Orkla’s Corporate Assembly to be discontinued
Orkla’s General Meeting has authorised the Board of Directors to discontinue Orkla’s Corporate Assembly.
The Corporate Assembly will be discontinued after it has conducted this spring’s elections of Orkla ASA’s Board members and Board Chair. The meeting is scheduled to be held on 21 May 2013.
The company and the employee organisations have concluded an agreement to discontinue the Corporate Assembly of Orkla ASA and instead change the employees’ representation on the Board of Directors of Orkla ASA. Under the agreement, one of the present two employee-elected observers will change status and become a Board member, and the system of a contact committee in each of the business areas will be further developed. The agreement has been approved by the Industrial Democracy Board.
“Orkla is currently undergoing a phase of change with a view to becoming a more pure play branded consumer goods company, and the Group’s business model and structure are being refocused. This process is a natural point of departure for adapting our corporate democracy system and the arenas for employee participation,” says Karl Otto Tveter, Executive Vice President Legal Affairs at Orkla ASA.
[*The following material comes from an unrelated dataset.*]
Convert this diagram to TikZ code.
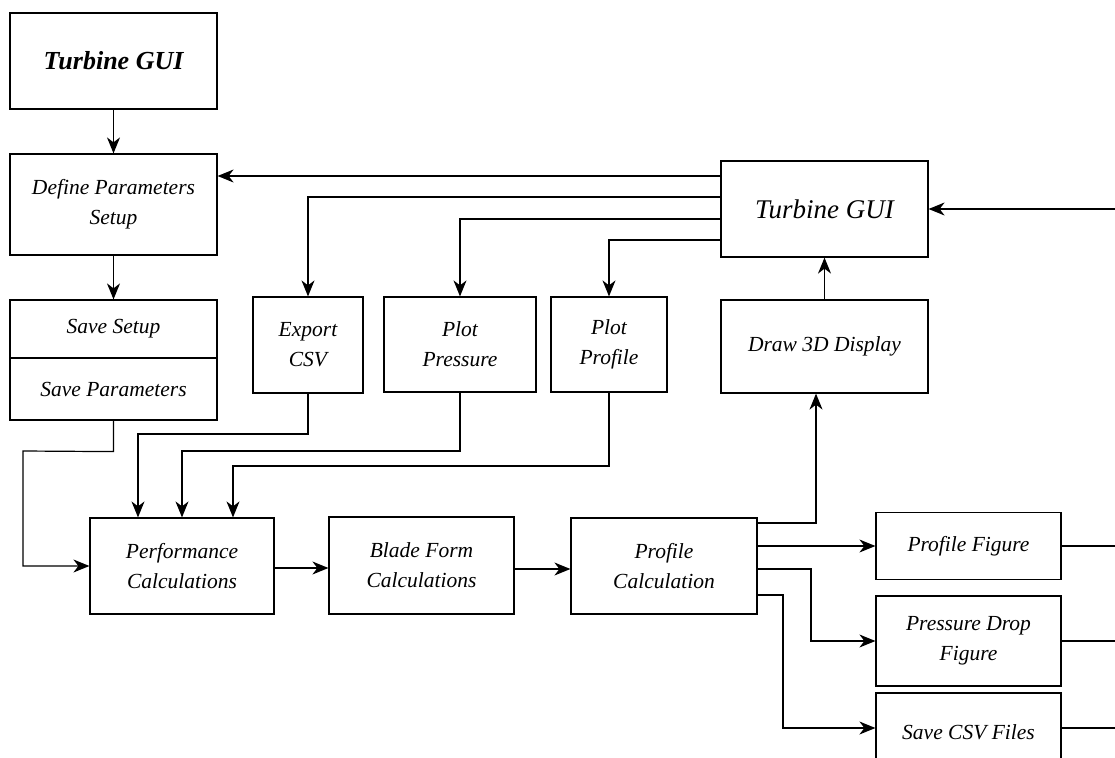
\documentclass[tikz,border=0pt]{standalone}
\usepackage{fontspec}
\setmainfont{Liberation Serif}
\usetikzlibrary{arrows.meta,calc}
\begin{document}
\begin{tikzpicture}[x=1pt,y=-1pt,
  box/.style={draw,line width=1.2pt,inner sep=0pt,align=center,
    font=\itshape\fontsize{21.5}{30}\selectfont},
  wire/.style={line width=1.2pt},
  arr/.style={line width=1.2pt,-{Stealth[length=16pt,width=13pt,inset=5pt]}}]
\useasboundingbox (0,0) rectangle (1115,757);
% nodes
\node[box,minimum width=207pt,minimum height=96pt,font=\bfseries\itshape\fontsize{26}{32}\selectfont] (tg1) at (113.5,61) {Turbine GUI};
\node[box,minimum width=207pt,minimum height=101pt] (dps) at (113.5,204.5) {Define Parameters\\Setup};
\node[box,minimum width=207pt,minimum height=58pt] (ss) at (113.5,329) {Save Setup};
\node[box,minimum width=207pt,minimum height=62pt] (sp) at (113.5,389) {Save Parameters};
\node[box,minimum width=110pt,minimum height=96pt] (csv) at (308,345) {Export\\CSV};
\node[box,minimum width=152pt,minimum height=95pt] (ppr) at (460,344.5) {Plot\\Pressure};
\node[box,minimum width=116pt,minimum height=95pt] (ppf) at (609,344.5) {Plot\\Profile};
\node[box,minimum width=207pt,minimum height=93pt] (d3d) at (824.5,346.5) {Draw 3D Display};
\node[box,minimum width=207pt,minimum height=96pt,font=\itshape\fontsize{27}{32}\selectfont] (tg2) at (824.5,209) {Turbine GUI};
\node[box,minimum width=184pt,minimum height=96pt] (perf) at (182,566) {Performance\\Calculations};
\node[box,minimum width=185pt,minimum height=97pt] (blade) at (421.5,565.5) {Blade Form\\Calculations};
\node[box,minimum width=186pt,minimum height=96pt] (pcalc) at (664,566) {Profile\\Calculation};
\node[box,minimum width=185pt,minimum height=67pt] (pfig) at (968.5,546) {Profile Figure};
\node[box,minimum width=185pt,minimum height=90pt] (pdfig) at (968.5,641) {Pressure Drop\\Figure};
\node[box,minimum width=185pt,minimum height=78pt] (scsv) at (968.5,732) {Save CSV Files};
% free ends on the right edge
\coordinate (r0) at (1115,209);
\coordinate (r1) at (1115,546);
\coordinate (r2) at (1115,641);
\coordinate (r3) at (1115,728);
% connectors
\draw[arr] (tg1.south) -- (dps.north);
\draw[arr] (dps.south) -- (ss.north);
\draw[arr] (tg2.west |- 0,176) -- (dps.east |- 0,176);
\draw[arr] (tg2.west |- 0,197) -| (csv.north);
\draw[arr] (tg2.west |- 0,219) -| (ppr.north);
\draw[arr] (tg2.west |- 0,240) -| (ppf.north);
\draw[arr] (r0) -- (tg2.east);
\draw[arr] (d3d.north) -- (tg2.south);
\draw[arr] (sp.south) -- ++(0,31) -- (23,451) |- (perf.west);
\draw[arr] (csv.south) |- (138,434) -- (perf.north -| 138,0);
\draw[arr] (ppr.south) |- (182,451) -- (perf.north -| 182,0);
\draw[arr] (ppf.south) |- (233,466) -- (perf.north -| 233,0);
\draw[arr] (perf.east |- 0,568) -- (blade.west |- 0,568);
\draw[arr] (blade.east |- 0,569) -- (pcalc.west |- 0,569);
\draw[arr] (pcalc.east |- 0,523) -| (d3d.south -| 816,0);
\draw[arr] (pcalc.east |- 0,546) -- (pfig.west);
\draw[arr] (pcalc.east |- 0,569) -| (811,641) -- (pdfig.west);
\draw[arr] (pcalc.east |- 0,595) -| (783,728) -- (scsv.west |- 0,728);
\draw[wire] (pfig.east) -- (r1);
\draw[wire] (pdfig.east) -- (r2);
\draw[wire] (scsv.east |- 0,728) -- (r3);
\end{tikzpicture}
\end{document}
Orkla’s Corporate Assembly has consisted of 21 members, seven of whom are elected by and from among the employees of Orkla ASA and subsidiaries in Norway, Sweden and Denmark. The Board of Directors of Orkla ASA comprises 10 members, three of whom and two observers are elected by and from among the employees. When the Corporate Assembly is discontinued, the Board of Directors will be expanded to 11 members, four of whom will be elected by and from among the employees. In addition, the employees will be entitled to have an observer on the Board. Three of the Board members will be elected from Norway, one Board member from Sweden and the observer will be elected from Denmark.
“Through the new structure, the employees will be ensured greater representation on Orkla’s Board of Directors, and will be more closely linked to the operational companies through the establishment and development of contact committees,” says Karl Otto Tveter.